Doutor em Teologia Sistemática pela Pontifícia Universidade Católica do Rio de Janeiro (PUC-Rio), Padre Alexandre Pinheiro explica que a Encíclica Laudato Si’, do Papa Francisco, teve seu título inspirado no Cântico das Criaturas, de São Francisco de Assis, e recorda que a paz brota do respeito a Deus, à natureza e ao próximo: “Não basta apenas reduzir a emissão de gases tóxicos na atmosfera. É preciso cuidar dos impactos negativos no planeta. A COP30 é uma oportunidade para o Brasil reafirmar sua liderança em temas ambientais e prestar contas dos esforços para reduzir a degradação”.
Na prática, a articulação da Igreja se dá em quatro pontos: articulação ampla, formação e mobilização, espiritualidade e escuta e propostas concretas. São quatro também os pontos a ser evitados: compromissos vagos e não obrigatórios, influência econômica e política, lentidão nas negociações e promessas não cumpridas. “A COP30 promete ser a mais decisiva de todas. Não podemos passar de 2 °C de aumenta da temperatura. O risco, se isso acontecer, é enorme. É o que a comunidade científica chama de ‘ecocídio’, ou seja: suicídio ecológico”, alerta o meteorologista Carlos Nobre, um dos mais respeitados climatologistas do planeta.
“RELÓGIO DO FIM DO MUNDO”
Para ter uma ideia da gravidade do problema, os cientistas “acertaram os ponteiros” do Relógio do Juízo Final (ou Doomsday Clock, em inglês). Considerando outros parâmetros, como a crise climática e o risco nuclear, o marcador chegou a 89 segundos para a meia-noite – o menor tempo já registrado na história. Quanto mais perto da meia-noite estiverem os ponteiros do relógio, mais próximo do fim estaria o mundo. Quando foi criado, em 1947, logo após a Segunda Guerra Mundial, o artefato simbólico marcava sete minutos para a meia-noite.

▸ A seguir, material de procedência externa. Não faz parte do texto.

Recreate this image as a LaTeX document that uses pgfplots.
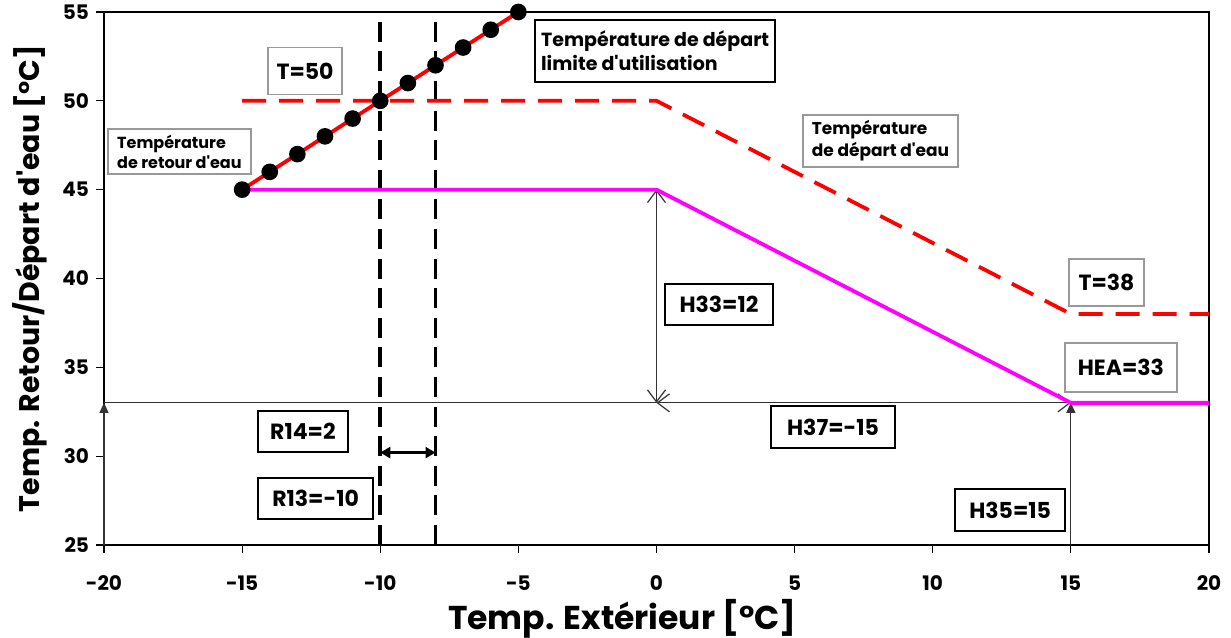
\documentclass[border=0pt]{standalone}
\usepackage{pgfplots}
\pgfplotsset{compat=1.18}
\usepackage{fontspec}
\setmainfont{Poppins}
\usetikzlibrary{arrows.meta}

\definecolor{mag}{RGB}{255,0,255}
\newcommand{\ap}{\textquotesingle}

\tikzset{
  gbox/.style={draw=gray!80, line width=0.8pt, fill=white, inner sep=0pt, align=center},
  kbox/.style={draw=black, line width=0.8pt, fill=white, inner sep=0pt, align=center},
  thin line/.style={black!80, line width=0.6pt},
}

\begin{document}
\begin{tikzpicture}[font=\bfseries]
\begin{axis}[
  scale only axis, width=552.5pt, height=266.5pt,
  xmin=-20, xmax=20, ymin=25, ymax=55,
  xtick={-20,-15,...,20}, ytick={25,30,...,55},
  xticklabels={-20,-15,-10,-5,0,5,10,15,20},
  tick align=outside, tick pos=left, major tick length=4pt,
  tick style={black, line width=0.6pt},
  axis line style={line width=0.8pt},
  /pgf/number format/assume math mode=true,
  ticklabel style={font=\bfseries\fontsize{10}{12}\selectfont},
  xticklabel style={yshift=-8pt},
  xlabel={Temp. Extérieur [°C]},
  ylabel={Temp. Retour/Départ d\ap eau [°C]},
  xlabel style={font=\bfseries\fontsize{16.5}{19}\selectfont, at={(axis description cs:0.469,-0.138)}, anchor=center},
  ylabel style={font=\bfseries\fontsize{14.2}{17}\selectfont, at={(axis description cs:-0.067,0.5)}, anchor=center},
  clip=false,
]

% vertical dashed limits
\addplot[black, line width=1.9pt, dash pattern=on 10pt off 4.8pt] coordinates {(-10,25) (-10,55)};
\addplot[black, line width=1.9pt, dash pattern=on 10pt off 4.8pt] coordinates {(-8,25) (-8,55)};

% construction lines
\addplot[thin line] coordinates {(-20,33) (0,33)};
\addplot[thin line, -{Triangle[length=5pt,width=4.5pt]}] coordinates {(-20,25) (-20,33)};
\addplot[thin line, -{Triangle[length=5pt,width=4.5pt]}] coordinates {(15,25) (15,33)};
\addplot[thin line, {Straight Barb[length=6pt,width=9pt]}-{Straight Barb[length=6pt,width=9pt]}] coordinates {(0,33) (15,33)};
\addplot[thin line, {Straight Barb[length=6pt,width=9pt]}-{Straight Barb[length=6pt,width=9pt]}] coordinates {(0,33) (0,45)};

% R14 arrow
\addplot[black, line width=1.3pt, {Triangle[length=5pt,width=5.5pt]}-{Triangle[length=5pt,width=5.5pt]}] coordinates {(-10,30.2) (-8,30.2)};

% départ d'eau (dashed)
\addplot[red, line width=1.9pt, dash pattern=on 12pt off 6.5pt] coordinates {(-15,50) (0,50) (15,38) (20,38)};
% retour d'eau
\addplot[mag, line width=1.9pt] coordinates {(-15,45) (0,45) (15,33) (20,33)};
% limite d'utilisation
\addplot[red, line width=1.9pt, mark=*, mark size=3.2pt, mark options={black, fill=black}] coordinates {
  (-15,45) (-14,46) (-13,47) (-12,48) (-11,49) (-10,50)
  (-9,51) (-8,52) (-7,53) (-6,54) (-5,55)};

% labels
\node[gbox, minimum width=37pt, minimum height=23.5pt, font=\bfseries\fontsize{11}{13}\selectfont] at (axis cs:-12.72,51.67) {T=50};
\node[gbox, minimum width=71.5pt, minimum height=22.5pt, align=left, font=\bfseries\fontsize{8}{10}\selectfont] at (axis cs:-17.27,47.15) {Température\\de retour d\ap eau};
\node[kbox, minimum width=120pt, minimum height=31pt, align=left, font=\bfseries\fontsize{9.5}{12}\selectfont] at (axis cs:-0.05,52.8) {Température de départ\\limite d\ap utilisation};
\node[gbox, minimum width=77.5pt, minimum height=26pt, align=left, font=\bfseries\fontsize{8.5}{11}\selectfont] at (axis cs:8.11,47.74) {Température\\de départ d\ap eau};
\node[gbox, minimum width=37.5pt, minimum height=23.5pt, font=\bfseries\fontsize{11}{13}\selectfont] at (axis cs:16.29,39.77) {T=38};
\node[gbox, minimum width=56pt, minimum height=24.5pt, font=\bfseries\fontsize{11}{13}\selectfont] at (axis cs:16.81,34.99) {HEA=33};
\node[kbox, minimum width=54pt, minimum height=20.5pt, font=\bfseries\fontsize{11}{13}\selectfont] at (axis cs:2.26,38.54) {H33=12};
\node[kbox, minimum width=62pt, minimum height=21pt, font=\bfseries\fontsize{11}{13}\selectfont] at (axis cs:6.39,31.64) {H37=-15};
\node[kbox, minimum width=45pt, minimum height=20.5pt, font=\bfseries\fontsize{11}{13}\selectfont] at (axis cs:-12.80,31.39) {R14=2};
\node[kbox, minimum width=57.5pt, minimum height=20.5pt, font=\bfseries\fontsize{11}{13}\selectfont] at (axis cs:-12.34,27.62) {R13=-10};
\node[kbox, minimum width=55pt, minimum height=21pt, font=\bfseries\fontsize{11}{13}\selectfont] at (axis cs:12.80,26.97) {H35=15};

\end{axis}
\pgfresetboundingbox
\path ([shift={(-52pt,-46.5pt)}]current axis.south west) rectangle ([shift={(11pt,6pt)}]current axis.north east);
\end{tikzpicture}
\end{document}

“Os cientistas dizem que estamos muito perto do ponto do não retorno. Isso não é brincadeira! Não é um tema periférico que podemos deixar para nossos filhos e netos resolverem. Precisamos resolver isso hoje”, afirma Padre Dário Bossi, que prossegue: “Algumas pessoas me perguntam: ‘Mas o que a Igreja tem a ver com a COP30?’. ‘Tudo!’, respondo. Se a Igreja não se preocupar hoje com o planeta, amanhã não teremos mais planeta com que nos preocupar”.
A poucos dias para o início da conferência, o que esperar dela? “Sinto-me esperançoso”, afirma Eduardo Soares, secretário da Articulação da Rede Eclesial Pan-Amazônica (Repam) para a COP30: “A crise socioambiental é um problema que atinge a todos e, como tal, requer a participação de todos”.
Ivanilda Torres, secretária adjunta do Conselho Indigenista Missionário (Cimi), organismo vinculado à Conferência Nacional dos Bispos do Brasil, reforça o coro: “A resposta não virá dos palácios. Virá das aldeias. ‘A resposta somos nós!’, gritam os povos indígenas. Tenho esperança de que a COP30 entrará para a história das conferências sobre o clima”.